Omit the pictures and print exactly the lines of the listing below, starting at the first and ending at the line containing "const off = (x.bandwidth() - bw) / 2;".

* **DATASET CONTENT**
********

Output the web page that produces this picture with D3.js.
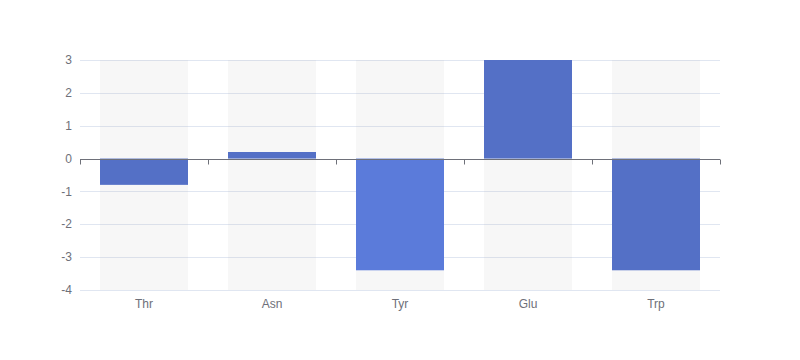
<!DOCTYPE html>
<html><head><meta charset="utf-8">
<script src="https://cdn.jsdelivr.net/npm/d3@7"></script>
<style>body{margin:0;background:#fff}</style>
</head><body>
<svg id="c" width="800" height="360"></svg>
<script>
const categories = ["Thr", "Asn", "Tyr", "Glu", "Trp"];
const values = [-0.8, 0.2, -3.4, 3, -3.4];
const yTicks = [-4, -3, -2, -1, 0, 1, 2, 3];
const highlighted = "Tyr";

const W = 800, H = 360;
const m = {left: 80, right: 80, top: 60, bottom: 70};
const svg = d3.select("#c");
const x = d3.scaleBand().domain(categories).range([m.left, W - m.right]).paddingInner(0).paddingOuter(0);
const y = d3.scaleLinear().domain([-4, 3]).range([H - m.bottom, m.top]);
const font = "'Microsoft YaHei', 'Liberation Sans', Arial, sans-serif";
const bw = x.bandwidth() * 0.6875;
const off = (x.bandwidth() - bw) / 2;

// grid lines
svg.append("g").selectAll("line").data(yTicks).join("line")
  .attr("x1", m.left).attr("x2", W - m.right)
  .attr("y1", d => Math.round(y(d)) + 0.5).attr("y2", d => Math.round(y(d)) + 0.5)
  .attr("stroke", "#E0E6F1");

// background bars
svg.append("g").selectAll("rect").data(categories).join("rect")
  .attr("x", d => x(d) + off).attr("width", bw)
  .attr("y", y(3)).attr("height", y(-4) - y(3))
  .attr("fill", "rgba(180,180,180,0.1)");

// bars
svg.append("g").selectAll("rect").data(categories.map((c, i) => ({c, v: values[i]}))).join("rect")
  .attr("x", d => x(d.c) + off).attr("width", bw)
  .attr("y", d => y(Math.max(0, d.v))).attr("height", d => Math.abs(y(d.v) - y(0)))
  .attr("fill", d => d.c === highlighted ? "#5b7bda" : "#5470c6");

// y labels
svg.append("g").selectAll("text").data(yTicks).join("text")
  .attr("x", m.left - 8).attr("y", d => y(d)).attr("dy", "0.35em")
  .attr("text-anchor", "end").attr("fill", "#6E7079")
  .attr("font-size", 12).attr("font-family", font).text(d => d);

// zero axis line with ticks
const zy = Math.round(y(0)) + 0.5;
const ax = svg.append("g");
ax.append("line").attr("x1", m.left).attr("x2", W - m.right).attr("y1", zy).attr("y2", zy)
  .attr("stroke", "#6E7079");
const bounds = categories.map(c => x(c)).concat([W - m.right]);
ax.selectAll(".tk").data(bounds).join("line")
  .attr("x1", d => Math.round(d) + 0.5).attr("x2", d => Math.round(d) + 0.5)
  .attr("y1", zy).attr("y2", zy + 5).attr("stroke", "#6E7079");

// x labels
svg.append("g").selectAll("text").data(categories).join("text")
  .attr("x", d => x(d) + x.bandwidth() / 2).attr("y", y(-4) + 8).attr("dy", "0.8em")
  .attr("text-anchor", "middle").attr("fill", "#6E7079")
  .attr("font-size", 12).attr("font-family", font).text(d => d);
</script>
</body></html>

********

* **SOLUTION TO THE EXERCISE**
Output the web page that produces this picture with D3.js.
<!DOCTYPE html>
<html><head><meta charset="utf-8">
<script src="https://cdn.jsdelivr.net/npm/d3@7"></script>
<style>body{margin:0;background:#fff}</style>
</head><body>
<svg id="c" width="800" height="360"></svg>
<script>
const categories = ["Thr", "Asn", "Tyr", "Glu", "Trp"];
const values = [-0.8, 0.2, -3.4, 3, -3.4];
const yTicks = [-4, -3, -2, -1, 0, 1, 2, 3];
const highlighted = "Tyr";

const W = 800, H = 360;
const m = {left: 80, right: 80, top: 60, bottom: 70};
const svg = d3.select("#c");
const x = d3.scaleBand().domain(categories).range([m.left, W - m.right]).paddingInner(0).paddingOuter(0);
const y = d3.scaleLinear().domain([-4, 3]).range([H - m.bottom, m.top]);
const font = "'Microsoft YaHei', 'Liberation Sans', Arial, sans-serif";
const bw = x.bandwidth() * 0.6875;
const off = (x.bandwidth() - bw) / 2;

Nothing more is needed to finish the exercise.